Pierre Rabhi Pierre Rabhi à Monchamps Crédit photo (c) Patrick Lazic

La France accueille la COP21. En espérez-vous quelque chose ?

Je ne peux qu’être reconnaissant aux âmes sincères qui s’investissent pour tenter de donner la place que mérite cette problématique du réchauffement climatique dans le débat public. Mais je constate que nous sommes déjà à la 21e édition de ces rencontres et je n’ai pas l’impression que des décisions à la mesure des enjeux aient été prises.
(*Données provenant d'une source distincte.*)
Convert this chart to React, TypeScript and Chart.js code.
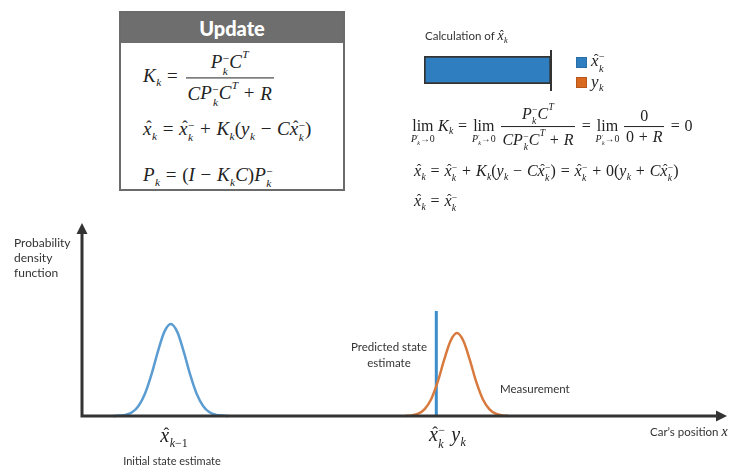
import React, { useEffect, useRef } from "react";
import { Chart, registerables } from "chart.js";

Chart.register(...registerables);

// ---- data ----
// x: car position (0..100 across the axis), y: probability density (0..1 up to the arrow tip)
const priorX = [4.9, 5.9, 6.9, 7.9, 8.9, 9.9, 10.9, 11.9, 12.9, 13.9, 14.9, 15.9, 16.9, 17.9, 18.9, 19.9, 20.9, 21.9, 22.9];
const priorY = [0, 0.002, 0.006, 0.019, 0.052, 0.115, 0.214, 0.334, 0.436, 0.477, 0.436, 0.334, 0.214, 0.115, 0.052, 0.019, 0.006, 0.002, 0];
const measX = [50.2, 51.2, 52.2, 53.2, 54.2, 55.2, 56.2, 57.2, 58.2, 59.2, 60.2, 61.2, 62.2, 63.2, 64.2, 65.2, 66.2];
const measY = [0, 0.003, 0.012, 0.036, 0.087, 0.175, 0.289, 0.389, 0.43, 0.389, 0.289, 0.175, 0.087, 0.036, 0.012, 0.003, 0];
const predictedX = [55.0, 55.0];
const predictedY = [0, 0.544];

// bar: share of x̂_k coming from each term
const barCategories = [""];
const barPrior = [1];
const barMeas = [0];

const BLUE_CURVE = "#5b9cd1";
const BLUE_LINE = "#3b8dcb";
const ORANGE = "#d87a3e";
const BAR_BLUE = "#2f7fc0";
const BAR_ORANGE = "#d9691e";
const INK = "#222";

const mathFont = "'Liberation Serif', 'Times New Roman', serif";

const Hat = ({ children }: any) => (
  <span style={{ position: "relative", display: "inline-block" }}>
    <i>{children}</i>
    <span style={{ position: "absolute", left: "0.1em", top: "0.02em", width: "100%", textAlign: "center", fontStyle: "normal", fontSize: "0.85em" }}>ˆ</span>
  </span>
);

const V = ({ c, hat, sub, sup, upSub }: any) => {
  const base = hat ? <Hat>{c}</Hat> : <i>{c}</i>;
  let scripts: any = null;
  if (sub && sup) {
    scripts = (
      <span style={{ display: "inline-flex", flexDirection: "column", fontSize: "0.6em", lineHeight: 1.1, verticalAlign: "0.55em", marginLeft: "0.04em" }}>
        <span>{sup}</span>
        <span><i>{sub}</i></span>
      </span>
    );
  } else if (sub) {
    scripts = <span style={{ fontSize: "0.6em", verticalAlign: "-0.4em", marginLeft: "0.04em" }}>{upSub ? sub : <i>{sub}</i>}</span>;
  } else if (sup) {
    scripts = <span style={{ fontSize: "0.6em", verticalAlign: "0.9em", marginLeft: "0.04em" }}><i>{sup}</i></span>;
  }
  return (
    <span>
      {base}
      {scripts}
    </span>
  );
};

const Op = ({ children }: any) => <span style={{ margin: "0 0.3em" }}>{children}</span>;

const Frac = ({ n, d }: any) => (
  <span style={{ display: "inline-flex", flexDirection: "column", alignItems: "center", verticalAlign: "middle", margin: "0 0.12em" }}>
    <span style={{ padding: "0 0.1em", lineHeight: 1.25 }}>{n}</span>
    <span style={{ borderTop: `1px solid ${INK}`, alignSelf: "stretch", textAlign: "center", padding: "0 0.1em", lineHeight: 1.25 }}>{d}</span>
  </span>
);

const Lim = () => (
  <span style={{ display: "inline-flex", flexDirection: "column", alignItems: "center", verticalAlign: "baseline", marginRight: "0.2em" }}>
    <span>lim</span>
    <span style={{ fontSize: "0.62em", lineHeight: 1, marginTop: "-0.1em" }}>
      <V c="P" sub="k" sup="′" />→0
    </span>
  </span>
);

const Abs = ({ left, top, center, children, style }: any) => (
  <div
    style={{
      position: "absolute",
      left,
      top,
      transform: center ? "translate(-50%, -50%)" : "translateY(-50%)",
      whiteSpace: "nowrap",
      ...style,
    }}
  >
    {children}
  </div>
);

const axesPlugin = {
  id: "arrowAxes",
  afterDatasetsDraw(chart: any) {
    const { ctx, chartArea } = chart;
    const { left, right, top, bottom } = chartArea;
    const ax = left + 1;
    ctx.save();
    ctx.strokeStyle = "#333";
    ctx.fillStyle = "#333";
    ctx.lineWidth = 3;
    ctx.beginPath();
    ctx.moveTo(ax - 1.5, bottom);
    ctx.lineTo(right - 8, bottom);
    ctx.moveTo(ax, bottom);
    ctx.lineTo(ax, top + 8);
    ctx.stroke();
    ctx.beginPath();
    ctx.moveTo(right, bottom);
    ctx.lineTo(right - 11, bottom - 5.5);
    ctx.lineTo(right - 11, bottom + 5.5);
    ctx.closePath();
    ctx.fill();
    ctx.beginPath();
    ctx.moveTo(ax, top);
    ctx.lineTo(ax - 5.5, top + 11);
    ctx.lineTo(ax + 5.5, top + 11);
    ctx.closePath();
    ctx.fill();
    ctx.restore();
  },
};

const barMarkPlugin = {
  id: "barMark",
  afterDatasetsDraw(chart: any) {
    const { ctx, chartArea } = chart;
    const x = chart.scales.x.getPixelForValue(1);
    ctx.save();
    ctx.strokeStyle = "#333";
    ctx.lineWidth = 2;
    ctx.beginPath();
    ctx.moveTo(x, chartArea.top - 6);
    ctx.lineTo(x, chartArea.bottom + 7);
    ctx.stroke();
    ctx.restore();
  },
};

export default function App() {
  const mainRef = useRef<HTMLCanvasElement>(null);
  const barRef = useRef<HTMLCanvasElement>(null);

  useEffect(() => {
    const main = new Chart(mainRef.current as HTMLCanvasElement, {
      type: "line",
      data: {
        datasets: [
          {
            label: "Initial state estimate",
            data: priorX.map((x, i) => ({ x, y: priorY[i] })),
            borderColor: BLUE_CURVE,
            borderWidth: 2.5,
            pointRadius: 0,
            cubicInterpolationMode: "monotone",
            clip: false as any,
          },
          {
            label: "Measurement",
            data: measX.map((x, i) => ({ x, y: measY[i] })),
            borderColor: ORANGE,
            borderWidth: 2.5,
            pointRadius: 0,
            cubicInterpolationMode: "monotone",
            clip: false as any,
          },
          {
            label: "Predicted state estimate",
            data: predictedX.map((x, i) => ({ x, y: predictedY[i] })),
            borderColor: BLUE_LINE,
            borderWidth: 3,
            pointRadius: 0,
            clip: false as any,
          },
        ],
      },
      options: {
        responsive: false,
        animation: false,
        layout: { padding: { left: 81, right: 22, top: 223, bottom: 50 } },
        plugins: { legend: { display: false }, tooltip: { enabled: false } },
        scales: {
          x: { type: "linear", min: 0, max: 100, display: false },
          y: { type: "linear", min: 0, max: 1, display: false },
        },
      },
      plugins: [axesPlugin],
    });

    const bar = new Chart(barRef.current as HTMLCanvasElement, {
      type: "bar",
      data: {
        labels: barCategories,
        datasets: [
          { label: "x̂k-", data: barPrior, backgroundColor: BAR_BLUE, borderColor: "#333", borderWidth: 2, borderSkipped: false },
          { label: "yk", data: barMeas, backgroundColor: BAR_ORANGE, borderColor: "#333", borderWidth: 0 },
        ],
      },
      options: {
        indexAxis: "y",
        responsive: false,
        animation: false,
        layout: { padding: { left: 4, right: 7, top: 10, bottom: 12 } },
        datasets: { bar: { barPercentage: 1, categoryPercentage: 1 } } as any,
        plugins: { legend: { display: false }, tooltip: { enabled: false } },
        scales: {
          x: { stacked: true, min: 0, max: 1, display: false },
          y: { stacked: true, display: false },
        },
      },
      plugins: [barMarkPlugin],
    });

    return () => {
      main.destroy();
      bar.destroy();
    };
  }, []);

  const sans = "Lato, 'Open Sans', sans-serif";
  const label = { fontFamily: sans, fontSize: 11.5, color: "#333" };

  return (
    <div style={{ position: "absolute", left: 0, top: 0, width: 749, height: 466, background: "#fff", overflow: "hidden", fontFamily: sans }}>
      <canvas ref={mainRef} width={749} height={466} style={{ position: "absolute", left: 0, top: 0 }} />
      <canvas ref={barRef} width={138} height={50} style={{ position: "absolute", left: 420, top: 46 }} />

      {/* Update box */}
      <div style={{ position: "absolute", left: 119, top: 11, width: 222, height: 176, border: "2px solid #6b6b6b", background: "#fff" }}>
        <div style={{ height: 30, background: "#6e6e6e", color: "#fff", fontWeight: 900, fontSize: 20, textAlign: "center", lineHeight: "30px" }}>Update</div>
      </div>
      <div style={{ fontFamily: mathFont, fontSize: 19, color: INK }}>
        <Abs left={143} top={78}>
          <V c="K" sub="k" />
          <Op>=</Op>
          <Frac
            n={<><V c="P" sub="k" sup="−" /><V c="C" sup="T" /></>}
            d={<><V c="C" /><V c="P" sub="k" sup="−" /><V c="C" sup="T" /><Op>+</Op><V c="R" /></>}
          />
        </Abs>
        <Abs left={143} top={131}>
          <V c="x" hat sub="k" />
          <Op>=</Op>
          <V c="x" hat sub="k" sup="−" />
          <Op>+</Op>
          <V c="K" sub="k" />(<V c="y" sub="k" />
          <Op>−</Op>
          <V c="C" />
          <V c="x" hat sub="k" sup="−" />)
        </Abs>
        <Abs left={143} top={177}>
          <V c="P" sub="k" />
          <Op>=</Op>(<V c="I" />
          <Op>−</Op>
          <V c="K" sub="k" />
          <V c="C" />)<V c="P" sub="k" sup="−" />
        </Abs>
      </div>

      {/* calculation of x̂k */}
      <Abs left={425} top={37} style={label}>
        Calculation of <span style={{ fontFamily: mathFont, fontSize: 14, color: INK }}><V c="x" hat sub="k" /></span>
      </Abs>
      <div style={{ position: "absolute", left: 576, top: 57, width: 11, height: 11, background: BAR_BLUE, boxShadow: "inset 0 0 0 1px #2a6ea6" }} />
      <div style={{ position: "absolute", left: 576, top: 77, width: 11, height: 11, background: BAR_ORANGE, boxShadow: "inset 0 0 0 1px #b5571a" }} />
      <div style={{ fontFamily: mathFont, fontSize: 17, color: INK }}>
        <Abs left={591} top={62}><V c="x" hat sub="k" sup="−" /></Abs>
        <Abs left={591} top={83}><V c="y" sub="k" /></Abs>
      </div>

      <div style={{ fontFamily: mathFont, fontSize: 16, color: INK }}>
        <Abs left={411} top={127}>
          <Lim />
          <V c="K" sub="k" />
          <Op>=</Op>
          <Lim />
          <Frac
            n={<><V c="P" sub="k" sup="−" /><V c="C" sup="T" /></>}
            d={<><V c="C" /><V c="P" sub="k" sup="−" /><V c="C" sup="T" /><Op>+</Op><V c="R" /></>}
          />
          <Op>=</Op>
          <Lim />
          <Frac n={<>0</>} d={<>0<Op>+</Op><V c="R" /></>} />
          <Op>=</Op>0
        </Abs>
        <Abs left={414} top={173}>
          <V c="x" hat sub="k" />
          <Op>=</Op>
          <V c="x" hat sub="k" sup="−" />
          <Op>+</Op>
          <V c="K" sub="k" />(<V c="y" sub="k" />
          <Op>−</Op>
          <V c="C" />
          <V c="x" hat sub="k" sup="−" />)
          <Op>=</Op>
          <V c="x" hat sub="k" sup="−" />
          <Op>+</Op>0(<V c="y" sub="k" />
          <Op>+</Op>
          <V c="C" />
          <V c="x" hat sub="k" sup="−" />)
        </Abs>
        <Abs left={414} top={203}>
          <V c="x" hat sub="k" />
          <Op>=</Op>
          <V c="x" hat sub="k" sup="−" />
        </Abs>
      </div>

      {/* chart labels */}
      <div style={{ position: "absolute", left: 14, top: 235, lineHeight: "15px", ...label, fontSize: 12 }}>
        Probability
        <br />
        density
        <br />
        function
      </div>
      <div style={{ position: "absolute", left: 389, top: 339, transform: "translateX(-50%)", textAlign: "center", lineHeight: "16px", whiteSpace: "nowrap", ...label }}>
        Predicted state
        <br />
        estimate
      </div>
      <Abs left={500} top={388} style={label}>Measurement</Abs>
      <Abs left={174} top={437} center style={{ fontFamily: mathFont, fontSize: 20, color: INK }}>
        <V c="x" hat sub={<><i>k</i>−1</>} upSub />
      </Abs>
      <Abs left={172} top={460} center style={{ ...label, fontSize: 11 }}>Initial state estimate</Abs>
      <Abs left={429} top={437} style={{ fontFamily: mathFont, fontSize: 20, color: INK }}>
        <V c="x" hat sub="k" sup="−" />
        <span style={{ marginLeft: 6 }}><V c="y" sub="k" /></span>
      </Abs>
      <Abs left={650} top={432} style={label}>
        Car’s position <span style={{ fontFamily: mathFont, fontStyle: "italic", fontSize: 14, color: INK }}>x</span>
      </Abs>
    </div>
  );
}
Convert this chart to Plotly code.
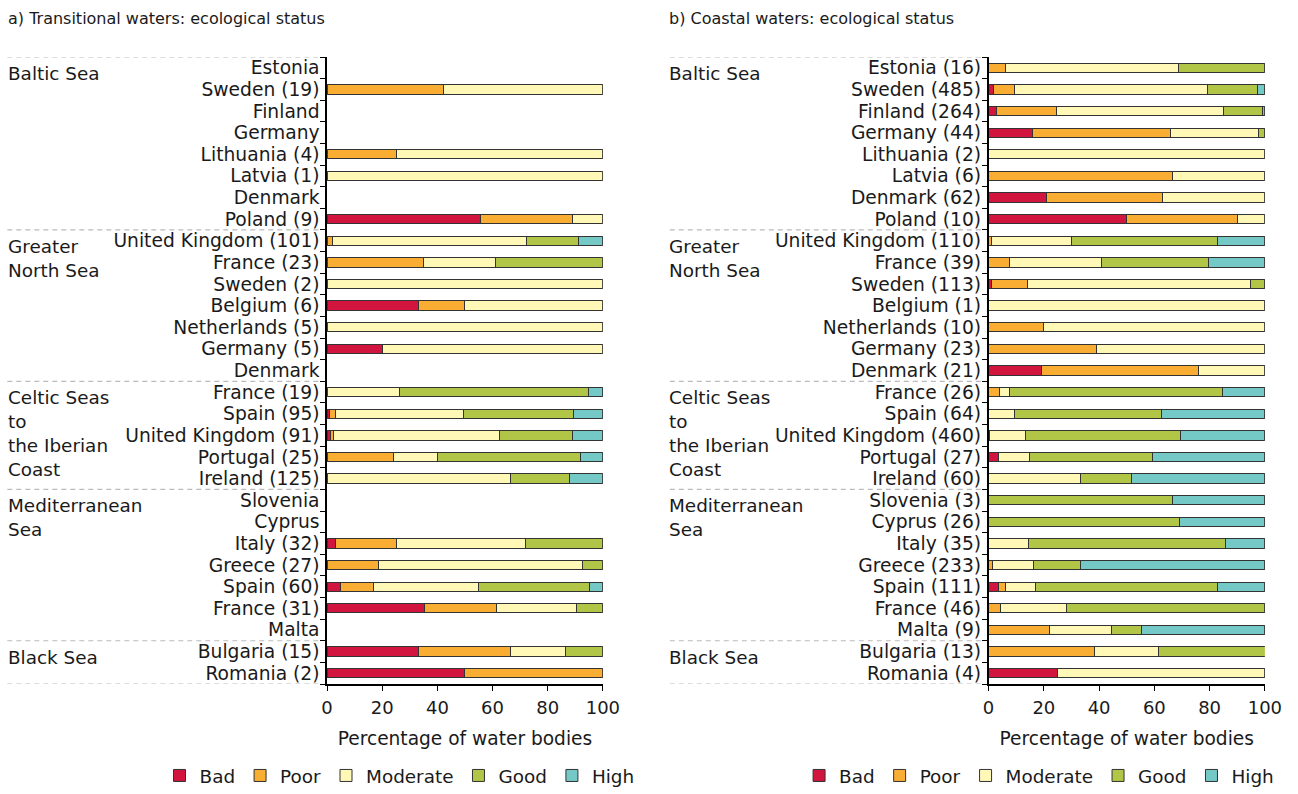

Je crains aussi que la régularité de ces grands rendez-vous laisse croire, dans l’opinion collective, qu’on s’occupe du problème” et que l’on peut donc tous dormir tranquille ce qui est, bien sûr, faux.

Vous appelez à une  révolution du regard que l’humanité porte sur elle-même. Quel devrait être le rôle de l’école dans celle-ci ?

Si l’être humain ne change pas lui-même, il ne pourra changer durablement le monde dont il est le responsable. Cette aspiration devrait commencer par une modification radicale de la manière dont on éduque nos enfants. D’abord en encourageant la coopération et la solidarité plutôt que la compétition, comme c’est bien trop souvent le cas à l’école. Ensuite, en sensibilisant bien davantage l’enfant à la nature notamment en lui rappelant sans cesse que c’est à elle qu’il doit la vie. Cela n’a rien d’anecdotique : je constate à quel point les jeunes générations passent de plus en plus de temps devant toutes sortes d’écrans. Ils y sont même plongés de plus en plus tôt dans leurs existences. Cela ne sera d’ailleurs pas sans conséquence sur le développement et le fonctionnement de leur cerveau. Plongés dans un monde virtuel, ils sont plus que jamais « hors sol », éloignés de la réalité vivante. Or connaître celle-ci est le premier pas indispensable pour la respecter et la protéger. L’école devrait reconnecter l’enfant à la nature.

Votre fille a enseigné puis a créé une école Montessori. Y jouez-vous un rôle ?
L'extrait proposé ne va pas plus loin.